(Collected data)
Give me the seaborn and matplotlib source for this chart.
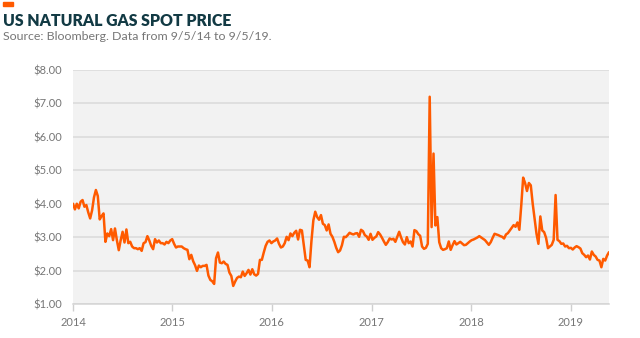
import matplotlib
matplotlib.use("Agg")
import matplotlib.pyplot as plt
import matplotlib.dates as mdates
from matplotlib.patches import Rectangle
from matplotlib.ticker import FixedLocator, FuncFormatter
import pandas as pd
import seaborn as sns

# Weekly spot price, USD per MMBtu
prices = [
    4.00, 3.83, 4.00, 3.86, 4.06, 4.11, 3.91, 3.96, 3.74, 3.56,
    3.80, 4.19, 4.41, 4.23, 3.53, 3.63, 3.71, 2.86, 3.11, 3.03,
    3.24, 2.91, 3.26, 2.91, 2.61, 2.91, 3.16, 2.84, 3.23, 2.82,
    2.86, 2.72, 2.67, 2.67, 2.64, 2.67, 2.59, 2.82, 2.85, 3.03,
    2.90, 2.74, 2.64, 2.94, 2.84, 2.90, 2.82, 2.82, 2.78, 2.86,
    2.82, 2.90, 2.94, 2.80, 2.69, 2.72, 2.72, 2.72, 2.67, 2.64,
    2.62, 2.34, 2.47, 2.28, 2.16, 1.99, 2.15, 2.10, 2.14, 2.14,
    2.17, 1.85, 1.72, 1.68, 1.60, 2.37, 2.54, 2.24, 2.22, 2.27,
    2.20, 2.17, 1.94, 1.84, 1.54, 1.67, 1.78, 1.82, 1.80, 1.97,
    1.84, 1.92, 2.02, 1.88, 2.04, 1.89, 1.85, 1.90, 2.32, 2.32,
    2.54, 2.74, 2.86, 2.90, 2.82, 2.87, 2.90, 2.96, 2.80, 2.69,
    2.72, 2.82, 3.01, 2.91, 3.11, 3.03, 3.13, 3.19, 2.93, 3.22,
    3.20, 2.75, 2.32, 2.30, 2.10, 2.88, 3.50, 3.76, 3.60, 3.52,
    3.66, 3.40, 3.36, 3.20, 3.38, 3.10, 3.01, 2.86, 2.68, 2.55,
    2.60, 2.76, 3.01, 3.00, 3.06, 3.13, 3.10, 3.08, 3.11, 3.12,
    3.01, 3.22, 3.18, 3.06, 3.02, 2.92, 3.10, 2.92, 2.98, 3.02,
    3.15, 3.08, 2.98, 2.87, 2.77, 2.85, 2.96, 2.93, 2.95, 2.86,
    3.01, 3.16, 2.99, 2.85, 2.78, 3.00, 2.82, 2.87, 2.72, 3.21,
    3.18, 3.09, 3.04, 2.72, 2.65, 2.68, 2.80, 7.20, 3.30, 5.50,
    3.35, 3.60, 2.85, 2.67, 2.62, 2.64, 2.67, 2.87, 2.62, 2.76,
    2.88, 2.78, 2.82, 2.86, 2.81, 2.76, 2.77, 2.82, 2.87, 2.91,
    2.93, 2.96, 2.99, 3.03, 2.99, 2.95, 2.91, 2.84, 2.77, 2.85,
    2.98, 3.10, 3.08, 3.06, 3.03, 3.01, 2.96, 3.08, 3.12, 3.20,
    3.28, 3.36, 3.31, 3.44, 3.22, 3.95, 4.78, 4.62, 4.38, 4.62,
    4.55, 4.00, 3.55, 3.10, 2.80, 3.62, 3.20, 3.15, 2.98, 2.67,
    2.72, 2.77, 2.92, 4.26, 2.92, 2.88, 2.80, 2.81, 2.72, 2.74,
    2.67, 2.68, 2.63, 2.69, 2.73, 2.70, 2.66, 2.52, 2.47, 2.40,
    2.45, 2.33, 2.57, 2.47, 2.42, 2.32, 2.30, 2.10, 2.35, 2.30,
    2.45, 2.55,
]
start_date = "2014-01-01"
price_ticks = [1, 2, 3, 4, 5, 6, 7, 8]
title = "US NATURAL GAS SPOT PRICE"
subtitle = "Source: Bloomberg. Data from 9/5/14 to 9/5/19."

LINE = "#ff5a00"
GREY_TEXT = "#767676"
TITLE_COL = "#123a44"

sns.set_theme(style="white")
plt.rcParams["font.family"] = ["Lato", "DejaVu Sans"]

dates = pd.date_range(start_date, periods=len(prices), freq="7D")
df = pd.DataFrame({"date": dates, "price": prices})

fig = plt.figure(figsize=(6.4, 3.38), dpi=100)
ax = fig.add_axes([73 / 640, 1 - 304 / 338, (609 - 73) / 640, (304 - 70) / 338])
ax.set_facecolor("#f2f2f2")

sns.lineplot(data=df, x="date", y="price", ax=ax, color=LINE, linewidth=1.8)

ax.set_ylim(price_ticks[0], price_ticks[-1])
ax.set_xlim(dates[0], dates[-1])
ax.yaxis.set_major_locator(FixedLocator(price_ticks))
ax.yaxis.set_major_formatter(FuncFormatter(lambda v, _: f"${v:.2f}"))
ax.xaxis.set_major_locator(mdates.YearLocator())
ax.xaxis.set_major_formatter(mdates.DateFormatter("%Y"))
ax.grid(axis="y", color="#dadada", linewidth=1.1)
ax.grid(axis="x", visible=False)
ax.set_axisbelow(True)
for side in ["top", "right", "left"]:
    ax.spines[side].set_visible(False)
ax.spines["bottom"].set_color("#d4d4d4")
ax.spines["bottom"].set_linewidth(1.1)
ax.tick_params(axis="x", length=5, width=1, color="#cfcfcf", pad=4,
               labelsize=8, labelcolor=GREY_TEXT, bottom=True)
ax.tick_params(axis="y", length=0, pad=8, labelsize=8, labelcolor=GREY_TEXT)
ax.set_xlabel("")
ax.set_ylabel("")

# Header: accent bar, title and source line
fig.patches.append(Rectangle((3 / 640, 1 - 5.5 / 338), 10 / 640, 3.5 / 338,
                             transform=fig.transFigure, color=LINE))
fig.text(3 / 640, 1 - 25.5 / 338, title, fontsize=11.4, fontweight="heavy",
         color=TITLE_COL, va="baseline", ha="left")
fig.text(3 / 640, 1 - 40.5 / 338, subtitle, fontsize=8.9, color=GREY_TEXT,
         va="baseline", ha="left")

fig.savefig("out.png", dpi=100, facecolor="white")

==

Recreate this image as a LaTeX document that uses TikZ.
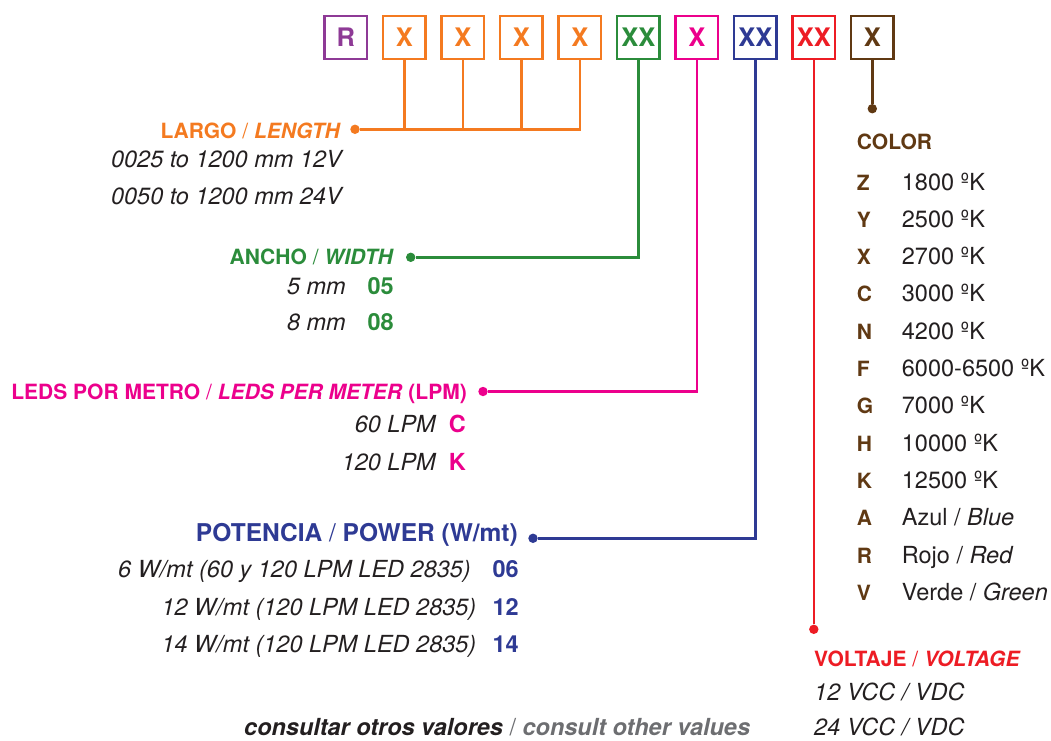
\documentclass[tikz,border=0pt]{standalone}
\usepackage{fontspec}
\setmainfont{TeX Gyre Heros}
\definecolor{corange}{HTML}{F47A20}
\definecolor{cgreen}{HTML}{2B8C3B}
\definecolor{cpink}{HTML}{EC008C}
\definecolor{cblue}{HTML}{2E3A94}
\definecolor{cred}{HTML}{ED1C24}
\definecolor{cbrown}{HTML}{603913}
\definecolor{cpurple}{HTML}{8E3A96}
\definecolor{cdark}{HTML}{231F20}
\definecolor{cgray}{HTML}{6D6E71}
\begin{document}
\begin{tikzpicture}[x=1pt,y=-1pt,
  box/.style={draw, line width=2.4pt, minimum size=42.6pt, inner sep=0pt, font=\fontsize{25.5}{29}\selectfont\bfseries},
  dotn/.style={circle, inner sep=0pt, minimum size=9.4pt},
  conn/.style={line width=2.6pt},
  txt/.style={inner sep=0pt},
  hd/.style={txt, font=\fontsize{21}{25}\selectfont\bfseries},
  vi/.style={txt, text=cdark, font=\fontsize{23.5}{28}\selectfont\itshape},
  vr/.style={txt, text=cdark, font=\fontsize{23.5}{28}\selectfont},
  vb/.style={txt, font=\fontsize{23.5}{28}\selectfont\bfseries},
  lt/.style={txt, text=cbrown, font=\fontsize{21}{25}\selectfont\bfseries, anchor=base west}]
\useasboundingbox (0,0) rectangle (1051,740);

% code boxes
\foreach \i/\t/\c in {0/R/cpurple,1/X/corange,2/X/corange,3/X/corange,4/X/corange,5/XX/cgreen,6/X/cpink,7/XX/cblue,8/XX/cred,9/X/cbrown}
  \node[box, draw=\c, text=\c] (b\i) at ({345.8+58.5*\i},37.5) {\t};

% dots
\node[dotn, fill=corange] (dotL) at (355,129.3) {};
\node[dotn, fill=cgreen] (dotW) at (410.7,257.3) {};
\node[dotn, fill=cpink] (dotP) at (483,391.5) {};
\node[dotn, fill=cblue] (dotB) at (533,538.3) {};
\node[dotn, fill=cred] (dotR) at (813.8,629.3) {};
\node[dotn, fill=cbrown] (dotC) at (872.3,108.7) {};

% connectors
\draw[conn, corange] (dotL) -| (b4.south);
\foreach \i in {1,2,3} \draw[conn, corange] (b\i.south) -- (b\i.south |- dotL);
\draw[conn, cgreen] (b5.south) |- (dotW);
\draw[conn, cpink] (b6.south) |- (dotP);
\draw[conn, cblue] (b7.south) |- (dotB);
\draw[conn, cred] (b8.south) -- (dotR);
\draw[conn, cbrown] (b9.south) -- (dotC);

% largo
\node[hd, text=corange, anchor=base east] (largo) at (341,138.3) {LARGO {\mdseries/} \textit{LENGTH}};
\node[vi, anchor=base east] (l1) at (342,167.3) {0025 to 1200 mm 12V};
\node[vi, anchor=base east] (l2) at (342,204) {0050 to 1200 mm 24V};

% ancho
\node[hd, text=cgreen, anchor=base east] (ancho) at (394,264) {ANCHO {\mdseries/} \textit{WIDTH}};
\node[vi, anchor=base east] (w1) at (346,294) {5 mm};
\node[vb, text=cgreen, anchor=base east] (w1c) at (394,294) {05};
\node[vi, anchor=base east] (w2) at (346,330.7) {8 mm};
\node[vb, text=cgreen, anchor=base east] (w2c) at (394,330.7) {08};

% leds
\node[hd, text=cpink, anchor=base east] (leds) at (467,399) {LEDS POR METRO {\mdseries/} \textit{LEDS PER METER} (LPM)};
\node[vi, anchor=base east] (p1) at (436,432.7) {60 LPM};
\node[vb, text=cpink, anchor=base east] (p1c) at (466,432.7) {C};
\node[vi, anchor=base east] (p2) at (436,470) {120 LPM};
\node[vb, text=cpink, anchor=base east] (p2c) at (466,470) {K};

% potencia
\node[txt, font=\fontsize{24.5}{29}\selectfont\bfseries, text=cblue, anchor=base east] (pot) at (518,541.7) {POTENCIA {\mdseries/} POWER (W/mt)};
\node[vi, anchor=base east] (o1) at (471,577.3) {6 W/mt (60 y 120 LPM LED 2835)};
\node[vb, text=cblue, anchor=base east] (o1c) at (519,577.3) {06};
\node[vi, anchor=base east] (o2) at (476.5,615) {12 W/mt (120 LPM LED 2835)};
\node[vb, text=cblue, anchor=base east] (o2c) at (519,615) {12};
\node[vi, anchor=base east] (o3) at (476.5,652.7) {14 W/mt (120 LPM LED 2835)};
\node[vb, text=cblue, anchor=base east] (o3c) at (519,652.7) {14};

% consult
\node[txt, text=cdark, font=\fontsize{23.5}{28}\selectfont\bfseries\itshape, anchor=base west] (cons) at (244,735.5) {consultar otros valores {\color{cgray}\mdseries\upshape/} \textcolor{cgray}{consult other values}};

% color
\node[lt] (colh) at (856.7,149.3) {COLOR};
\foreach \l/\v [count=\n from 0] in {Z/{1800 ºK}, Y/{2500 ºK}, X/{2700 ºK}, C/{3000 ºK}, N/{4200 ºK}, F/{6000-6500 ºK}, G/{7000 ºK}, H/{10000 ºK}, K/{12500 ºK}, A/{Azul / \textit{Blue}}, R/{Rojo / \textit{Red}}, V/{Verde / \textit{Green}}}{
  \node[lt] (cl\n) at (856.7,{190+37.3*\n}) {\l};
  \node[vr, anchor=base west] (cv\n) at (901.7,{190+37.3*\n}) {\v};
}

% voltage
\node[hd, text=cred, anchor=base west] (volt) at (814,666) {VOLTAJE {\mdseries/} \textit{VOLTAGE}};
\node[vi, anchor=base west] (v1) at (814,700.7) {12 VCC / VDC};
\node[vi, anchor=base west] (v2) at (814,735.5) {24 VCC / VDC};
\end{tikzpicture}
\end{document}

_What you are asked to do_:
Look above for the line with "Give me the"; quote it and every line after it, stopping after the line with "import seaborn as sns", exactly, with nothing added and without pictures.

_The output_:
Give me the seaborn and matplotlib source for this chart.
import matplotlib
matplotlib.use("Agg")
import matplotlib.pyplot as plt
import matplotlib.dates as mdates
from matplotlib.patches import Rectangle
from matplotlib.ticker import FixedLocator, FuncFormatter
import pandas as pd
import seaborn as sns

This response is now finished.